■ TASK DETAILS
Return the data exactly, with all pictures removed.
════════════════════
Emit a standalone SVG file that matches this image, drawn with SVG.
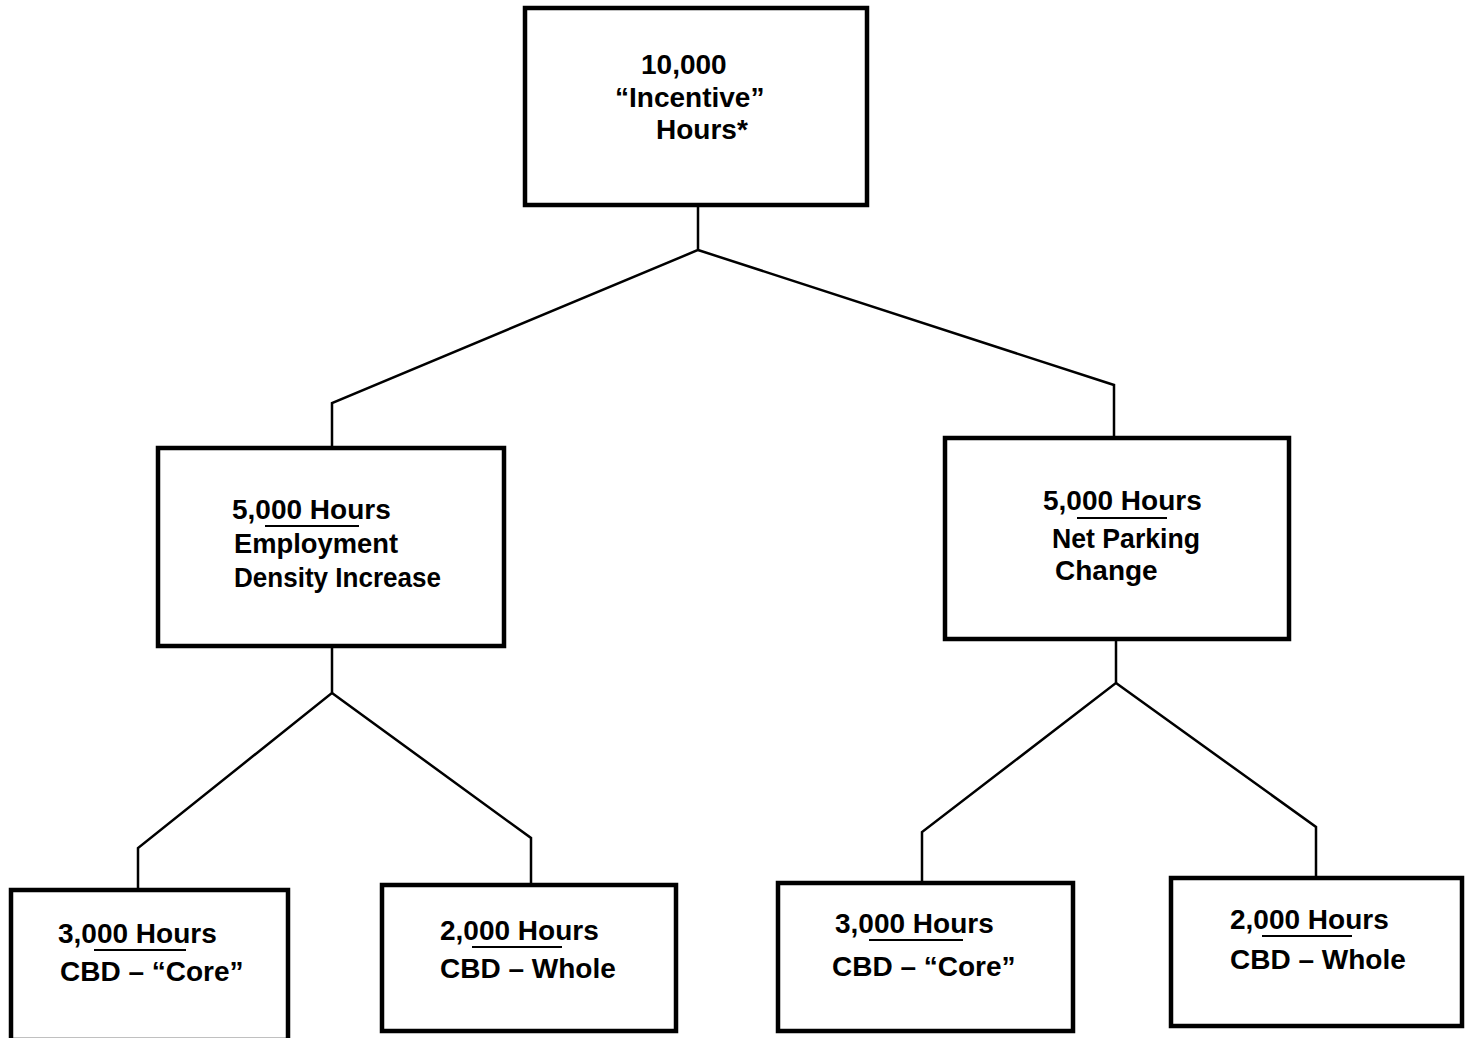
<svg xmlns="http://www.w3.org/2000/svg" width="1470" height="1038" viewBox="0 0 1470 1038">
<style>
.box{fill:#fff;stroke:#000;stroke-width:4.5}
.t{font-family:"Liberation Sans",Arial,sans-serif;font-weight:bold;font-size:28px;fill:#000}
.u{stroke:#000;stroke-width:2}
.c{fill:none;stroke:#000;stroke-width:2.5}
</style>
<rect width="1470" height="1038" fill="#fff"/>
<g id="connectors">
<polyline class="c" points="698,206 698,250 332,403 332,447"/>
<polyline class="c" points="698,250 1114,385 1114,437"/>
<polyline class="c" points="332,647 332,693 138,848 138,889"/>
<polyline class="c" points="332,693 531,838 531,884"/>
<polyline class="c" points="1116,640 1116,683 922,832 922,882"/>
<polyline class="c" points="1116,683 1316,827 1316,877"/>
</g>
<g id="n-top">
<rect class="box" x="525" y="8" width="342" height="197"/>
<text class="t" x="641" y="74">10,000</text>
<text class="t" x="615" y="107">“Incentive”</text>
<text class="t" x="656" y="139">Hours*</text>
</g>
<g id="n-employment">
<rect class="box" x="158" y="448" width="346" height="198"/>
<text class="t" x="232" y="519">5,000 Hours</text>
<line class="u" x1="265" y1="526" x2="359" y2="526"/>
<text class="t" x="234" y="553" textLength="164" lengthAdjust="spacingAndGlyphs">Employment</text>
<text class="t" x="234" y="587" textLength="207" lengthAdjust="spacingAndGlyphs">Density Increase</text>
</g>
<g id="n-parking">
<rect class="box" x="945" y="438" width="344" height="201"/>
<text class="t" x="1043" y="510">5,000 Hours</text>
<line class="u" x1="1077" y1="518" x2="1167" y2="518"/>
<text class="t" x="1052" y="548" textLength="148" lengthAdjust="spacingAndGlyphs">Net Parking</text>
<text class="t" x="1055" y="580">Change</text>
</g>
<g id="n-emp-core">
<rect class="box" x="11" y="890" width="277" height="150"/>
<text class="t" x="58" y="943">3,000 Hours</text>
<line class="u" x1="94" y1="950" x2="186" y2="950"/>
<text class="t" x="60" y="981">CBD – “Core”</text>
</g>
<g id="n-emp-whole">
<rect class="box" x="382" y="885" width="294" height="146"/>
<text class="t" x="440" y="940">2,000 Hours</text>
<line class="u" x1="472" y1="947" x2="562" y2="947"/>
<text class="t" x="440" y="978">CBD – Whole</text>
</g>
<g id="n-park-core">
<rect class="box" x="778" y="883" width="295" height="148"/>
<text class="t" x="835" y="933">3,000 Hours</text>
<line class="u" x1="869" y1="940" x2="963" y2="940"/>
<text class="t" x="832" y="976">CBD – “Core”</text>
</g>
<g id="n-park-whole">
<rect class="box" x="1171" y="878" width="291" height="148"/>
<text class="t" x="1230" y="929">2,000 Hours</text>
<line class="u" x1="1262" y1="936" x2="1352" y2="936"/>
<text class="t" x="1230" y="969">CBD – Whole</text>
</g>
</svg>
════════════════════
■ EXERCISE RESPONSE
Emit a standalone SVG file that matches this image, drawn with SVG.
<svg xmlns="http://www.w3.org/2000/svg" width="1470" height="1038" viewBox="0 0 1470 1038">
<style>
.box{fill:#fff;stroke:#000;stroke-width:4.5}
.t{font-family:"Liberation Sans",Arial,sans-serif;font-weight:bold;font-size:28px;fill:#000}
.u{stroke:#000;stroke-width:2}
.c{fill:none;stroke:#000;stroke-width:2.5}
</style>
<rect width="1470" height="1038" fill="#fff"/>
<g id="connectors">
<polyline class="c" points="698,206 698,250 332,403 332,447"/>
<polyline class="c" points="698,250 1114,385 1114,437"/>
<polyline class="c" points="332,647 332,693 138,848 138,889"/>
<polyline class="c" points="332,693 531,838 531,884"/>
<polyline class="c" points="1116,640 1116,683 922,832 922,882"/>
<polyline class="c" points="1116,683 1316,827 1316,877"/>
</g>
<g id="n-top">
<rect class="box" x="525" y="8" width="342" height="197"/>
<text class="t" x="641" y="74">10,000</text>
<text class="t" x="615" y="107">“Incentive”</text>
<text class="t" x="656" y="139">Hours*</text>
</g>
<g id="n-employment">
<rect class="box" x="158" y="448" width="346" height="198"/>
<text class="t" x="232" y="519">5,000 Hours</text>
<line class="u" x1="265" y1="526" x2="359" y2="526"/>
<text class="t" x="234" y="553" textLength="164" lengthAdjust="spacingAndGlyphs">Employment</text>
<text class="t" x="234" y="587" textLength="207" lengthAdjust="spacingAndGlyphs">Density Increase</text>
</g>
<g id="n-parking">
<rect class="box" x="945" y="438" width="344" height="201"/>
<text class="t" x="1043" y="510">5,000 Hours</text>
<line class="u" x1="1077" y1="518" x2="1167" y2="518"/>
<text class="t" x="1052" y="548" textLength="148" lengthAdjust="spacingAndGlyphs">Net Parking</text>
<text class="t" x="1055" y="580">Change</text>
</g>
<g id="n-emp-core">
<rect class="box" x="11" y="890" width="277" height="150"/>
<text class="t" x="58" y="943">3,000 Hours</text>
<line class="u" x1="94" y1="950" x2="186" y2="950"/>
<text class="t" x="60" y="981">CBD – “Core”</text>
</g>
<g id="n-emp-whole">
<rect class="box" x="382" y="885" width="294" height="146"/>
<text class="t" x="440" y="940">2,000 Hours</text>
<line class="u" x1="472" y1="947" x2="562" y2="947"/>
<text class="t" x="440" y="978">CBD – Whole</text>
</g>
<g id="n-park-core">
<rect class="box" x="778" y="883" width="295" height="148"/>
<text class="t" x="835" y="933">3,000 Hours</text>
<line class="u" x1="869" y1="940" x2="963" y2="940"/>
<text class="t" x="832" y="976">CBD – “Core”</text>
</g>
<g id="n-park-whole">
<rect class="box" x="1171" y="878" width="291" height="148"/>
<text class="t" x="1230" y="929">2,000 Hours</text>
<line class="u" x1="1262" y1="936" x2="1352" y2="936"/>
<text class="t" x="1230" y="969">CBD – Whole</text>
</g>
</svg>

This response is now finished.